I wasn’t kidding when I said there was copious amounts of pregnancy sewing to document.
Around month three, (so, June) I started to feel uncomfortable in my existing clothes. My belly was puffy and I was afraid I was going to keep setting new personal records for bust measurements. My summer uniform of silk shirts and cropped pants was only going to work if those silk shirts became much more voluminous.
Because of both the change in seasons and change in belly size, I wore this mostly just up until month 8, though most of these pictures are taken at 37 weeks — so, nearly month 9. I often (though not in these pictures) wore an unbottoned blazer on top of it and other billow-y tops. It helped control the overall volume, and it took until maybe month six or seven before people who weren’t looking for it started to notice the pregnancy in that type of outfit. I’m hoping the big side slits mean this will be a nursing-friendly post-pregnancy top, but one step at a time here.
Here’s a dirty mirror selfie of the top several months ago, where it actually does a decent job of drawing attention away from the bump, which was sometimes what I wanted:
It’s the flowy nature of this top — and particularly the massive back pleat– make it suitable for pregnancy. For me, there’s the selling point of the volume coming from the architectural back pleat, rather than ruffles and pleating common to maternity wear. The only thing that presents a problem for a pregbod is the cropped front, but that was a very easy change. See, not cropped:
In terms of pattern sizing and modifications:
:: I cut an extra small at the shoulders, grading to a medium by the bust area.
:: I added 5.5” to the bottom hem at the center front. I curved the edges back up along the sides, so the front and back more or less mirror one another. Like I said, super easy.
:: The back keyhole is quite large and low. I would raise it by about 1.5” on any future iteration to avoid bra show. As it stands, I can’t really wear this without a cami underneath. The side slits are one reason, but covering up back bra band is another (you can see the black undershirt creeping up in the back shot pic).
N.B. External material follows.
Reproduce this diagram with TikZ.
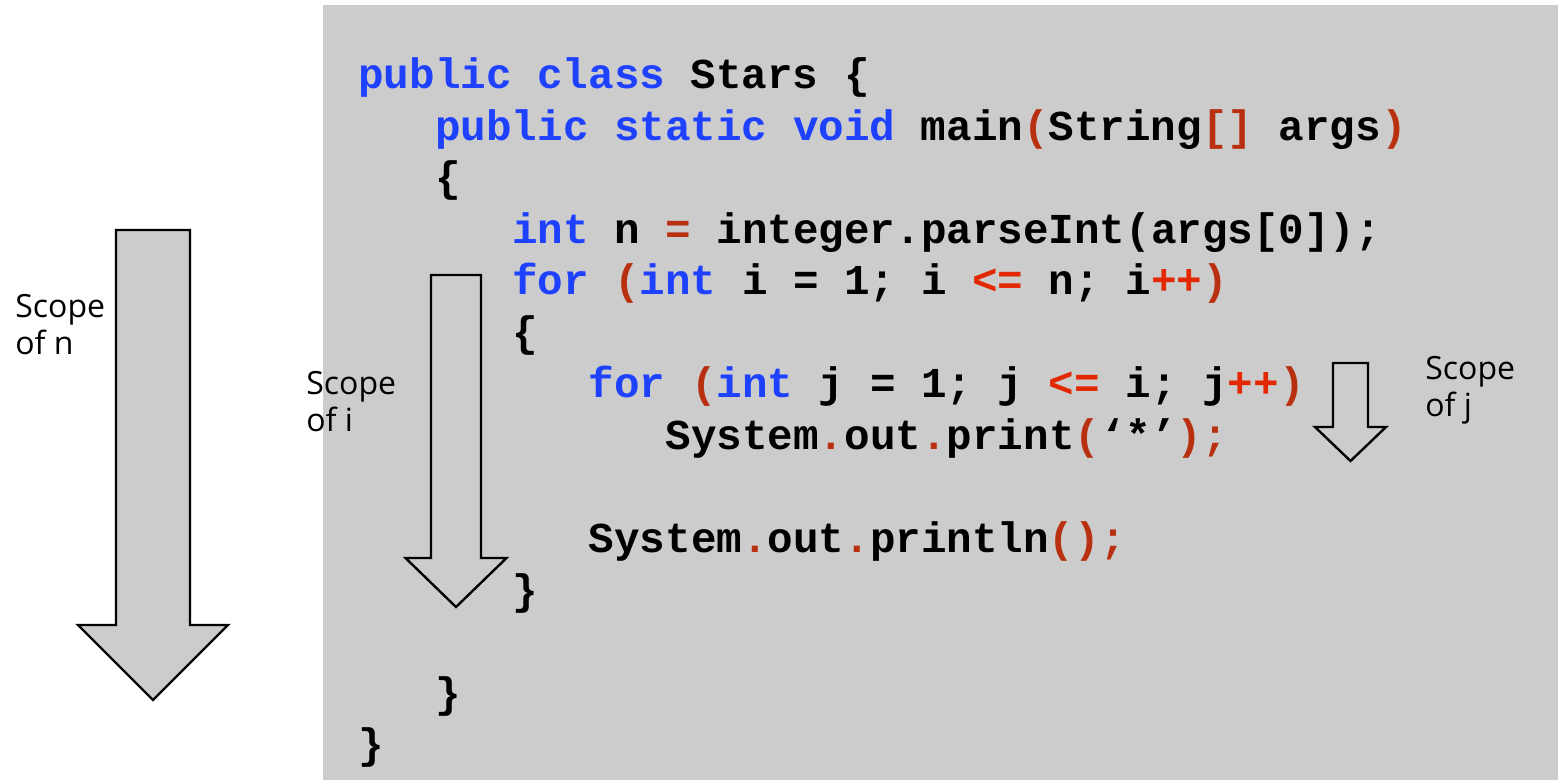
\documentclass[tikz,border=0pt]{standalone}
\usepackage{fontspec}
\usepackage{xcolor}
\setmainfont{Open Sans}
\newfontfamily\codefont{Liberation Mono}
\definecolor{panelgray}{RGB}{204,204,204}
\definecolor{kwblue}{RGB}{30,64,255}
\definecolor{pncbrown}{RGB}{184,48,16}
\definecolor{oprred}{RGB}{226,40,0}
% colouring of the java tokens
\newcommand{\kwd}[1]{\textcolor{kwblue}{#1}}
\newcommand{\pnc}[1]{\textcolor{pncbrown}{#1}}
\newcommand{\opr}[1]{\textcolor{oprred}{#1}}
% block arrow: style, centre x, top, shaft end, tip, half shaft, half head
\newcommand{\scopearrow}[7]{%
  \draw[#1] ({#2-#6},#3) -- ({#2+#6},#3) -- ({#2+#6},#4) -- ({#2+#7},#4)
    -- (#2,#5) -- ({#2-#7},#4) -- ({#2-#6},#4) -- cycle;}

\begin{document}
\begin{tikzpicture}[
    x=0.5pt, y=-0.5pt,
    code/.style={anchor=base west, inner sep=0pt, font=\codefont\bfseries\fontsize{21.3}{26}\selectfont},
    scopelabel/.style={anchor=base west, align=left, inner sep=0pt, font=\fontsize{16}{18.5}\selectfont},
    bigarrow/.style={draw=black, line width=1.2pt, fill=panelgray, line join=miter}
]
\useasboundingbox (0,0) rectangle (1558,780);
\fill[panelgray] (323,5) rectangle (1558,780);

% scope arrows
\scopearrow{bigarrow}{153}{230}{625}{700}{37}{75}
\scopearrow{bigarrow}{456}{275}{558}{607}{25}{50.5}
\scopearrow{bigarrow, fill=none}{1350.5}{363}{427}{461}{17.5}{35.5}

% labels sit on the baseline of their second line
\node[scopelabel] (scopen) at (15,355) {Scope\\of n};
\node[scopelabel] (scopei) at (306,432) {Scope\\of i};
\node[scopelabel] (scopej) at (1425,417) {Scope\\of j};

% the program, one node per line (column = 25.6)
\node[code] (ln1) at (358,89) {\kwd{public class} Stars \{};
\node[code] (ln2) at ({358+3*25.6},140.5) {\kwd{public static void} main\pnc{(}String\pnc{[]} args\pnc{)}};
\node[code] (ln3) at ({358+3*25.6},192) {\{};
\node[code] (ln4) at ({358+6*25.6},243.5) {\kwd{int} n \pnc{=} integer.parseInt(args[0]);};
\node[code] (ln5) at ({358+6*25.6},295) {\kwd{for} \pnc{(}\kwd{int} i = 1; i \opr{<=} n; i\opr{++}\pnc{)}};
\node[code] (ln6) at ({358+6*25.6},346.5) {\{};
\node[code] (ln7) at ({358+9*25.6},398) {\kwd{for} \pnc{(}\kwd{int} j = 1; j \opr{<=} i; j\opr{++}\pnc{)}};
\node[code] (ln8) at ({358+12*25.6},449.5) {System\pnc{.}out\pnc{.}print\pnc{(}‘*’\pnc{);}};
\node[code] (ln9) at ({358+9*25.6},552.5) {System\pnc{.}out\pnc{.}println\pnc{();}};
\node[code] (ln10) at ({358+6*25.6},604) {\}};
\node[code] (ln11) at ({358+3*25.6},707) {\}};
\node[code] (ln12) at (358,758.5) {\}};

\end{tikzpicture}
\end{document}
:: I don’t know if it was preg-brain or what, but I could not figure out construction of the binding+back pleat from the included instructions. Luckily, just as I was about to make this, they put up a tutorial on their site with things explained in a way just different enough for me to comprehend.
:: Just FYI that if you follow the instructions, your bias binding will show in the front. That’s totally fine, but it does not show in the back so it looks a little silly at the shoulder seams if you don’t use self-fabric for the binding.
I got lazy with the binding and used some I’d already made from black silk crepe de chine rather than making new binding from the same fabric. It ended up being a blessing that I didn’t try to use the scraps to make bias binding (see below), but I don’t super love the contrast black.
:: As it turns out I needed all the scraps I had of this abstract silk charmeuse from
Emma One Sock. Mood Fabrics. I completely effed up cutting one of the sleeves and didn’t realize until I was almost done that I was missing about half the sleeve cap. Luckily, there was enough fabric left to cut two half sleeves along the selvage, which I then stitched together to make one sleeve. On a pattern so busy, this is so unnoticable that I completely forgot it happened until I went back to the notes I took at the time of construction.
And there you have it: a silk top for pregnancy that doesn’t even have a bow on the belly.
Gorgeous. And I’m still blown away you had the time or energy to sew – this is fabulous!
Thanks! I do think I had a more mild energy-suck than a lot of people do. Still waiting around for this kid to show up but stopped working already so am hand-sewing like a crazy person at the moment.